Last year, the foundation Cohen runs with his wife Alex donated $116mn to LaGuardia Community College, the largest-ever gift to such a college in the US. Since its launch in 2001, the foundation has donated more than $185mn to non-profit organisations and projects throughout Queens.
“A dollar goes a lot further in Queens than it does in Manhattan, and he’s figured that out,” says Moss, the NYU professor. “The benefit of Queens is that it’s an undernourished place in terms of philanthropy, and Cohen’s finding a way to fill that gap.”
The eight casino proposals will be judged by local and state representatives before a state-level board chooses up to three winning bids, a process that should be completed by December.
“There can only be one king of Queens, and the king has a vote on the project,” says Richards, referring to his own role on the selection committee. “But hey, if he’s going to give Queens another $1bn for something else, he can take the title.”
Despite the lobbying and heavy investment, Cohen is by no means a shoo-in. At least two of his rivals have the advantage of operating racinos — horseracing tracks that also offer virtual lottery games — while he is likely to encounter protesters at two further public meetings scheduled for the coming weeks.
Until the winners are announced, Cohen will stay busy. He will need to steer Point72 through financial markets strewn with trade policy gyrations. He will also be dutifully attending Mets games — the team is expected to squeak into the play-offs, barring a late-season collapse — leading up to the World Series in October.

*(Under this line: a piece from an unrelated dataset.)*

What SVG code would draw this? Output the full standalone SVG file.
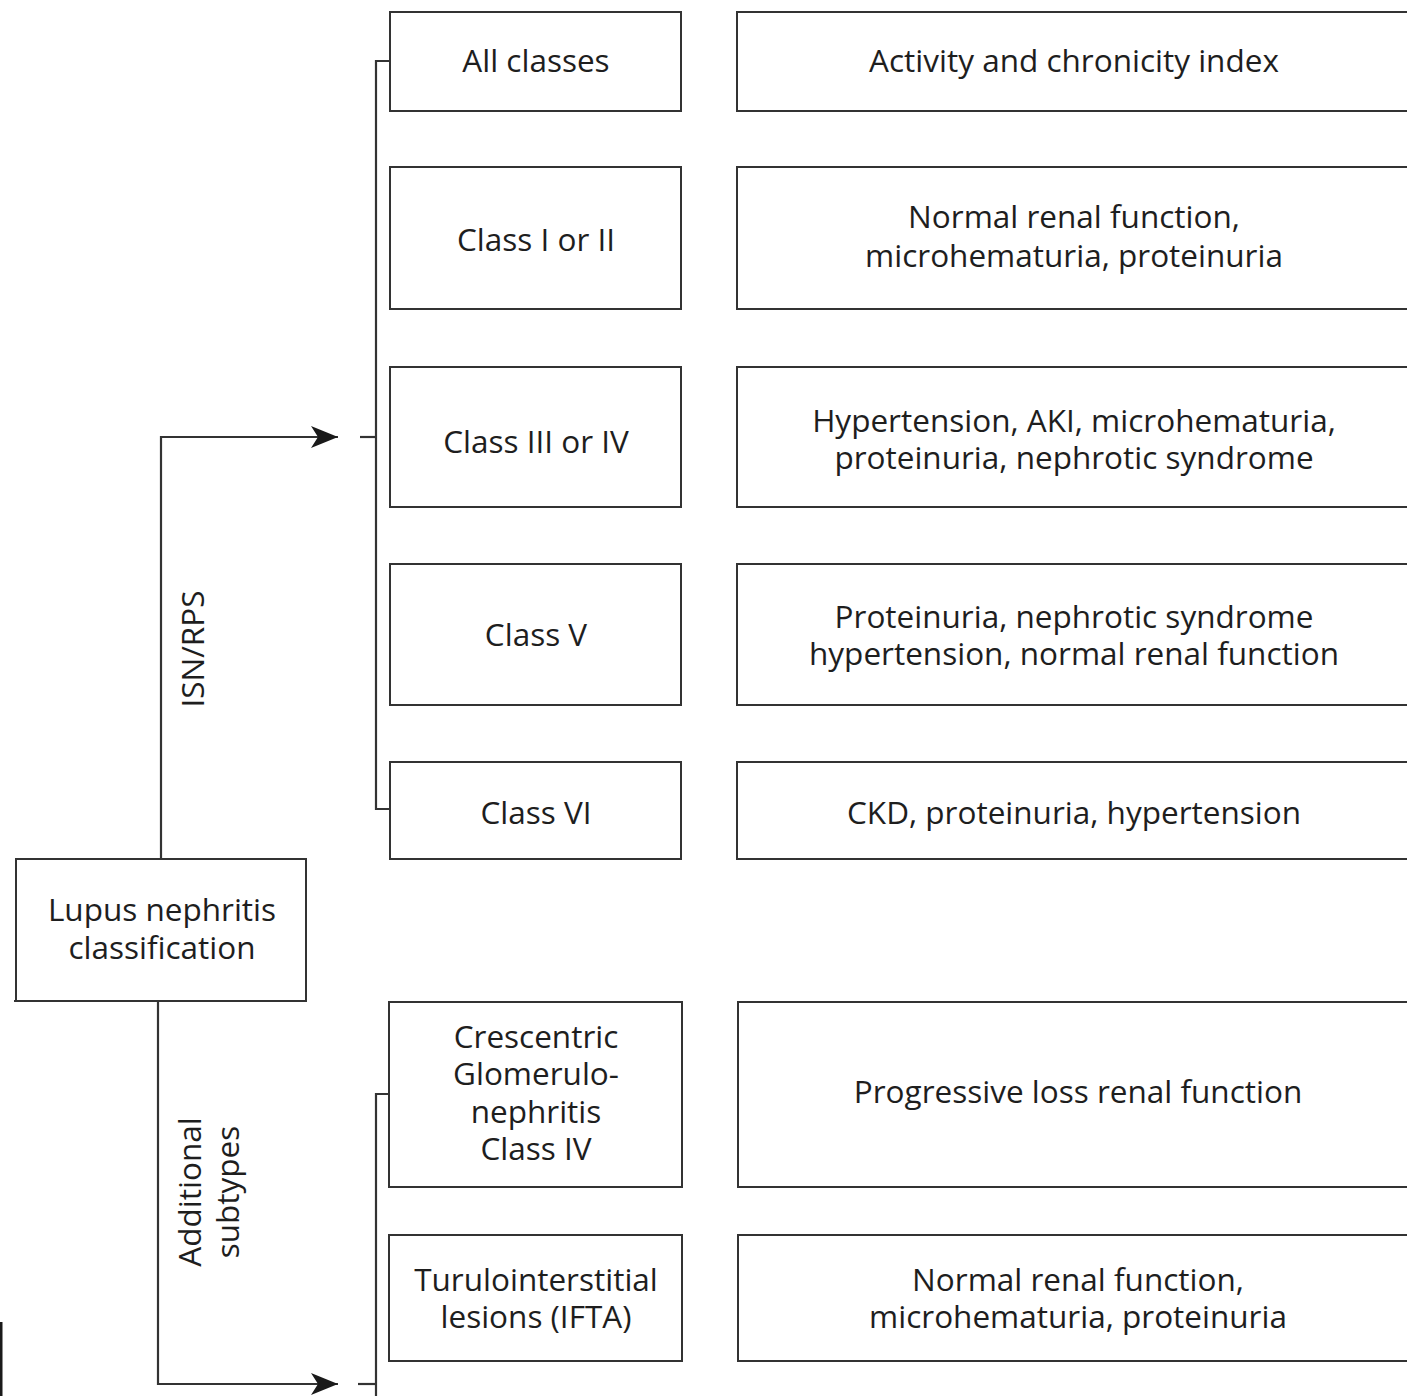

“I’m relentless, I’m hard-wired, I just don’t give up,” Cohen said at a hedge fund conference earlier this year, in perhaps the most candid rationale he has given for his decision to tackle another colossal project. “I’m just tenacious. I can’t help it.”
Today, Ramos remains the only prominent local official still adamantly against the project. She says that having previously courted her, Cohen refused to shake her hand at the first game of the 2024 season, before she publicly said she would not back the project.
“The thing about Steve Cohen is not just that he’s a billionaire,” she says. “He wants a licence to print money. Twenty billion dollars just isn’t enough.”